You told me that you had friends amongst the Czech community of authors and poets – did they help you out?

Brno - Petrov
“Most of them were those banned authors from before the Velvet Revolution – under communism they had been prohibited. And there was a kind of hunger for this kind of literature, and I had a very direct connection to this sphere of literature. That was a big help, because it meant that I could publish very interesting titles. And actually, the friendship with those people helped very much.”

You are now head of a new publishing firm, which is called Nakladatelství Druhé město, that’s not just a name change – this is not just a case of you rebranding yourself is it?
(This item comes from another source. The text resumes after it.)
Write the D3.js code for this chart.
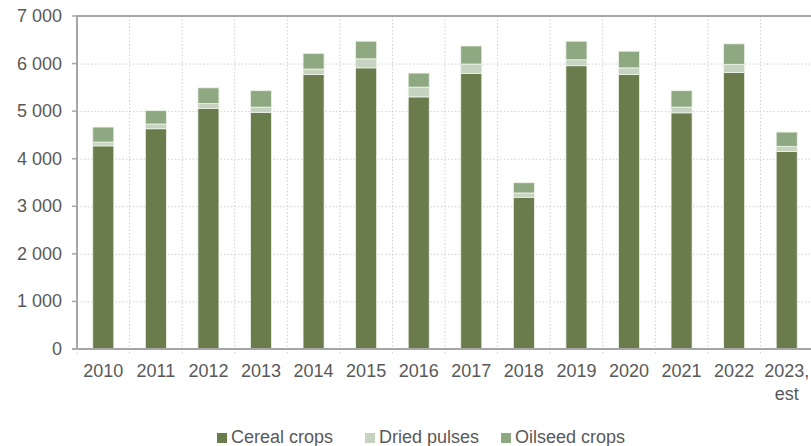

“The biggest difference between Petrov and Druhé město is the number of titles we are publishing. Before we finished with Petrov we were bringing out more than 30 titles annually – at Druhé město, we bring out about ten a year. But the biggest change is this – that Petrov was not only a publishing house, it was a sort of cultural institution. We held poetry festivals, we had very famous meetings of poets and readings and other stuff. And I liked it, actually. But after 15 years, I became kind of tired of it, and I wanted to make a ‘pocket’ publishing house, which would bring me money, which I needed of course. So I stopped with those activities on the side.”

Brno - Petrov
Nakladatelství Druhé město and Nakladatelství Petrov at least both in name reference in some way the town that we’re in right now – Brno. Would you say that one of the aims of both of these publishing houses, under your management, has been to represent Brno or put Brno onto the map?

“That was never on my mind actually. Because most of those afore-mentioned friends, those poets and novelists, are actually from Prague. Of course, I’m a citizen of Brno – it’s my hometown. And I like this town, this city. I also know lots of very interesting people living here and writing here – and that is why there are lots of Brno-based authors published by Druhé město, and who were published by Petrov too. But I never tried to be a local publisher, my ambitions were always a little bit higher than that. And they never changed.

“I could have moved to Prague in the middle of the 1990s, and certainly it would have helped the business. I’m quite sure of that. But the price would have been too high for me. Because I love this city, and I want to stay here, and that has never changed, actually.”

Are there any particular difficulties that come with being based in Brno as opposed to Prague?

“I am in quite lively contact with most of my authors, but it is not the same. I always call them to talk about the publishing house. But if you can meet them daily in the pub, you can speak about girls, about football, about politics and stuff like that, which helps to make a friendship, which is very important in this field.”

Is it fair to say that Michal Viewegh is your big author who really earns the publishing house its money, which then allows you to go on and publish other, more obscure titles – or is that an oversimplification?

“Definitely Michal Viewegh is the best-selling author in the whole of the Czech Republic, and of course he is bringing the biggest sum of money into the publishing house, and has been doing so for the last 12 years. So that means he is this kind of golden egg, and everybody knows it of course. Or at least it is a very public secret that he is the biggest supporter of the publishing house. But still, he is just one of the many authors published. I was very lucky to meet him and then to persuade him to come to Petrov and then to keep him at Druhé město.”

Do you get sent hundreds of manuscripts that you have to read through? Is that how you find new authors, or is it more that you make friends with people, like their writing and then sign them up? How can new talent reach you?

“You know, when I started in 1991, I had no big ideas about publishing, it just happened. I became a publisher overnight, and there was no big idea about how to become a better publisher, the best publisher. And actually, my ideas haven’t changed after all of those years. My main aim, (what a horrible expression!) – what is on my mind first – is the people. It is a joy to work with these people, they are gifted, educated, friendly and nice. And that is the most important thing for me.”